Setelah Revolusi Iran, republik Islam yang masih baru ini menghadapi sejumlah tantangan, mulai dari loyalis Syah yang berpendidikan Barat, pembangkang sayap kiri sekuler, hingga perang habis-habisan dengan negara tetangga Irak.
Ebrahim Raisi mendedikasikan karirnya sejak awal untuk menegakkan rezim yang baru lahir melawan oposisi internal. Dia menjalani pelatihan administrasi dan segera bergabung dengan kantor kejaksaan di Masjed Soleyman di barat daya Iran. Selama enam tahun berikutnya, ia memperoleh pengalaman lebih lanjut sebagai jaksa di berbagai yurisdiksi, termasuk kota Karaj, kota Hamadan, dan provinsi Hamadan.
Pada tahun 1985, Ebrahim Raisi menjadi wakil jaksa di ibu kota negara Iran, Tehran.
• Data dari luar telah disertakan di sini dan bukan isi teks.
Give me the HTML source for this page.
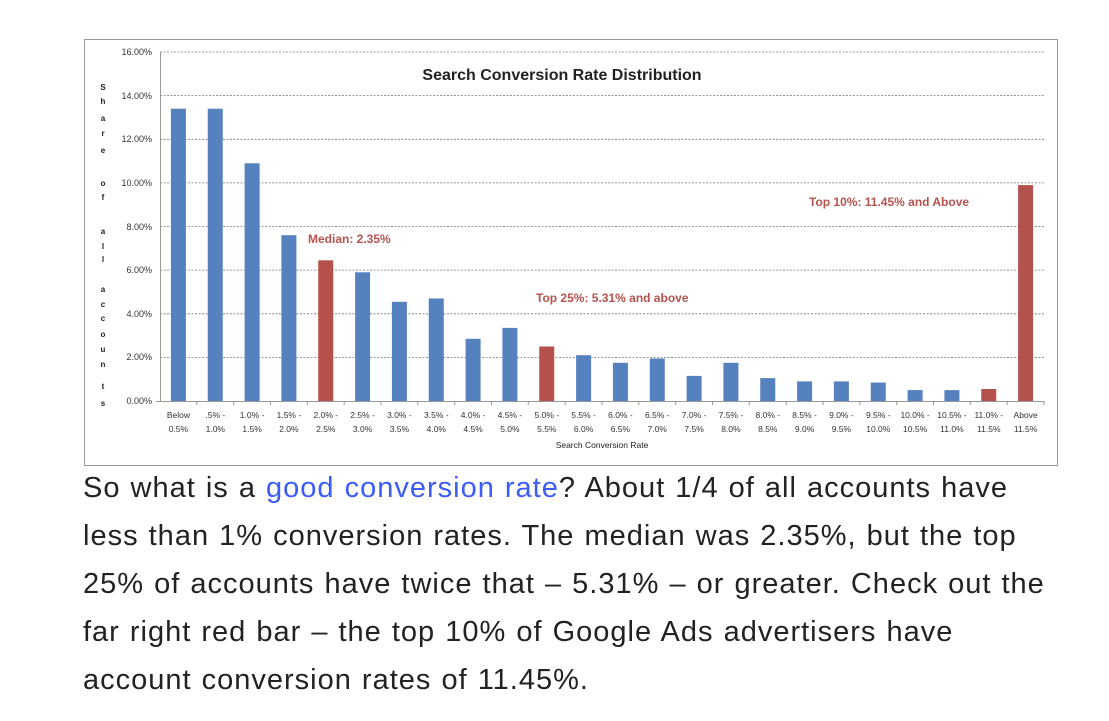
<!DOCTYPE html>
<html><head><meta charset="utf-8"><style>
body{margin:0;background:#fff;width:1109px;height:721px;overflow:hidden;font-family:"Liberation Sans",sans-serif}
svg{position:absolute;left:0;top:0}
.p{position:absolute;left:83px;top:464px;font-size:29px;line-height:48px;color:#222;letter-spacing:1.0px;word-spacing:1px;white-space:nowrap}
.p a{color:#3b5bfb;text-decoration:none}
</style></head><body>
<svg width="1109" height="470" viewBox="0 0 1109 470" font-family="Liberation Sans, sans-serif">
<rect x="84.5" y="39.5" width="973" height="426" fill="#fff" stroke="#999" stroke-width="1"/>
<g stroke="#777" stroke-dasharray="2,1.5" stroke-width="0.8">
<line x1="160" x2="1044" y1="52" y2="52"/><line x1="160" x2="1044" y1="95.6" y2="95.6"/>
<line x1="160" x2="1044" y1="139.3" y2="139.3"/><line x1="160" x2="1044" y1="182.9" y2="182.9"/>
<line x1="160" x2="1044" y1="226.5" y2="226.5"/><line x1="160" x2="1044" y1="270.1" y2="270.1"/>
<line x1="160" x2="1044" y1="313.8" y2="313.8"/><line x1="160" x2="1044" y1="357.4" y2="357.4"/>
</g>
<g font-size="9" fill="#333" text-anchor="end">
<text x="152" y="55">16.00%</text><text x="152" y="99">14.00%</text><text x="152" y="142">12.00%</text>
<text x="152" y="186">10.00%</text><text x="152" y="230">8.00%</text><text x="152" y="273">6.00%</text>
<text x="152" y="317">4.00%</text><text x="152" y="360">2.00%</text><text x="152" y="404">0.00%</text>
</g>
<g font-size="8" font-weight="bold" fill="#222" text-anchor="middle">
<text x="103" y="90">S</text><text x="103" y="104">h</text><text x="103" y="121">a</text><text x="103" y="136">r</text><text x="103" y="153">e</text>
<text x="103" y="186">o</text><text x="103" y="200">f</text><text x="103" y="234">a</text><text x="103" y="249">l</text><text x="103" y="262">l</text>
<text x="103" y="292">a</text><text x="103" y="307">c</text><text x="103" y="321">c</text><text x="103" y="337">o</text><text x="103" y="352">u</text><text x="103" y="367">n</text><text x="103" y="389">t</text><text x="103" y="406">s</text>
</g>
<g fill="#5581be">
<rect x="170.9" y="108.7" width="15" height="292.3"/>
<rect x="207.75" y="108.7" width="15" height="292.3"/>
<rect x="244.6" y="163.3" width="15" height="237.7"/>
<rect x="281.4" y="235.2" width="15" height="165.8"/>
<rect x="355.1" y="272.3" width="15" height="128.7"/>
<rect x="391.9" y="301.8" width="15" height="99.2"/>
<rect x="428.75" y="298.5" width="15" height="102.5"/>
<rect x="465.6" y="338.8" width="15" height="62.2"/>
<rect x="502.4" y="327.9" width="15" height="73.1"/>
<rect x="576.1" y="355.2" width="15" height="45.8"/>
<rect x="612.9" y="362.8" width="15" height="38.2"/>
<rect x="649.75" y="358.5" width="15" height="42.5"/>
<rect x="686.6" y="375.9" width="15" height="25.1"/>
<rect x="723.4" y="362.8" width="15" height="38.2"/>
<rect x="760.25" y="378.1" width="15" height="22.9"/>
<rect x="797.1" y="381.4" width="15" height="19.6"/>
<rect x="833.9" y="381.4" width="15" height="19.6"/>
<rect x="870.75" y="382.5" width="15" height="18.5"/>
<rect x="907.6" y="390.1" width="15" height="10.9"/>
<rect x="944.4" y="390.1" width="15" height="10.9"/>
</g>
<g fill="#b5524d">
<rect x="318.25" y="260.3" width="15" height="140.7"/>
<rect x="539.25" y="346.5" width="15" height="54.5"/>
<rect x="981.25" y="389" width="15" height="12"/>
<rect x="1018.1" y="185.1" width="15" height="215.9"/>
</g>
<line x1="160.5" y1="52" x2="160.5" y2="401" stroke="#999"/>
<line x1="156" y1="401.5" x2="1044" y2="401.5" stroke="#999"/>
<g stroke="#999">
<path d="M196.8 401v4M233.7 401v4M270.5 401v4M307.3 401v4M344.2 401v4M381 401v4M417.8 401v4M454.7 401v4M491.5 401v4M528.3 401v4M565.2 401v4M602 401v4M638.8 401v4M675.7 401v4M712.5 401v4M749.3 401v4M786.2 401v4M823 401v4M859.8 401v4M896.7 401v4M933.5 401v4M970.3 401v4M1007.2 401v4M1044 401v4"/>
</g>
<text x="562" y="80" font-size="16" font-weight="bold" fill="#222" text-anchor="middle">Search Conversion Rate Distribution</text>
<g font-size="12" font-weight="bold" fill="#b5524d">
<text x="308" y="243">Median: 2.35%</text>
<text x="536" y="302">Top 25%: 5.31% and above</text>
<text x="809" y="206">Top 10%: 11.45% and Above</text>
</g>
<text x="602" y="448" font-size="8.5" fill="#222" text-anchor="middle">Search Conversion Rate</text>
<g font-size="8.5" fill="#333" text-anchor="middle">
<text x="178.4" y="418">Below</text><text x="178.4" y="432">0.5%</text>
<text x="215.3" y="418">.5% -</text><text x="215.3" y="432">1.0%</text>
<text x="252.1" y="418">1.0% -</text><text x="252.1" y="432">1.5%</text>
<text x="288.9" y="418">1.5% -</text><text x="288.9" y="432">2.0%</text>
<text x="325.8" y="418">2.0% -</text><text x="325.8" y="432">2.5%</text>
<text x="362.6" y="418">2.5% -</text><text x="362.6" y="432">3.0%</text>
<text x="399.4" y="418">3.0% -</text><text x="399.4" y="432">3.5%</text>
<text x="436.3" y="418">3.5% -</text><text x="436.3" y="432">4.0%</text>
<text x="473.1" y="418">4.0% -</text><text x="473.1" y="432">4.5%</text>
<text x="509.9" y="418">4.5% -</text><text x="509.9" y="432">5.0%</text>
<text x="546.8" y="418">5.0% -</text><text x="546.8" y="432">5.5%</text>
<text x="583.6" y="418">5.5% -</text><text x="583.6" y="432">6.0%</text>
<text x="620.4" y="418">6.0% -</text><text x="620.4" y="432">6.5%</text>
<text x="657.3" y="418">6.5% -</text><text x="657.3" y="432">7.0%</text>
<text x="694.1" y="418">7.0% -</text><text x="694.1" y="432">7.5%</text>
<text x="730.9" y="418">7.5% -</text><text x="730.9" y="432">8.0%</text>
<text x="767.8" y="418">8.0% -</text><text x="767.8" y="432">8.5%</text>
<text x="804.6" y="418">8.5% -</text><text x="804.6" y="432">9.0%</text>
<text x="841.4" y="418">9.0% -</text><text x="841.4" y="432">9.5%</text>
<text x="878.3" y="418">9.5% -</text><text x="878.3" y="432">10.0%</text>
<text x="915.1" y="418">10.0% -</text><text x="915.1" y="432">10.5%</text>
<text x="951.9" y="418">10.5% -</text><text x="951.9" y="432">11.0%</text>
<text x="988.8" y="418">11.0% -</text><text x="988.8" y="432">11.5%</text>
<text x="1025.6" y="418">Above</text><text x="1025.6" y="432">11.5%</text>
</g>
</svg>
<div class="p">So what is a <a>good conversion rate</a>? About 1/4 of all accounts have<br>less than 1% conversion rates. The median was 2.35%, but the top<br>25% of accounts have twice that – 5.31% – or greater. Check out the<br>far right red bar – the top 10% of Google Ads advertisers have<br>account conversion rates of 11.45%.</div>
</body></html>
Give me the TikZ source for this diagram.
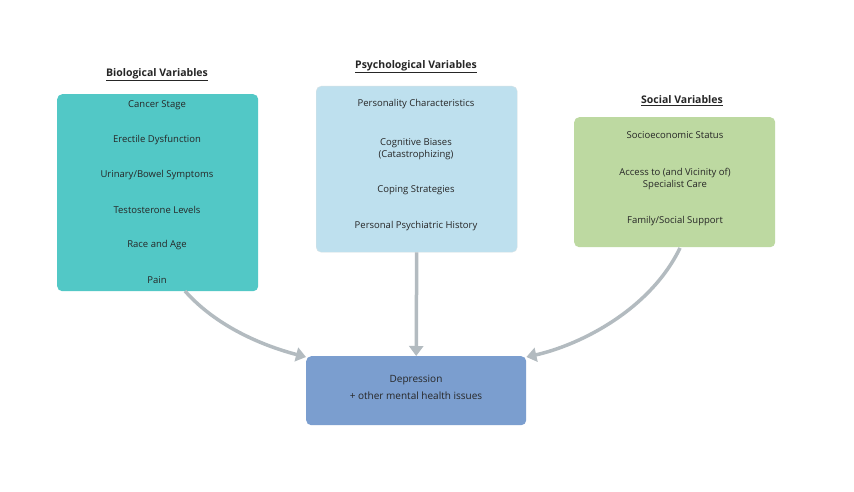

Pada tahun 1988, ketika beban ketidakstabilan dan Perang Iran-Irak sangat membebani rezim, Khomeini memerintahkan eksekusi ribuan tahanan politik (yang ia tuduh bekerja sama dengan Irak) dan menunjuk Ebrahim Raisi ke dalam sebuah komite yang bertugas menentukan apakah tahanan tersebut termasuk dalam kelompok yang tidak setia kepada pemerintah.
Setelah Ali Khamenei menjadi rahbar (pemimpin Iran) pada tahun 1989, Ebrahim Raisi mulai menduduki jabatan senior dalam sistem peradilan Iran. Setelah menjabat sebagai jaksa di Tehran (1989-94), jabatannya yang paling menonjol termasuk kepala Organisasi Inspeksi Umum (1994-2004) dan jaksa agung Pengadilan Khusus untuk Klerus (2012–21), jabatan yang mengawasi integritas badan dan pejabat pemerintah.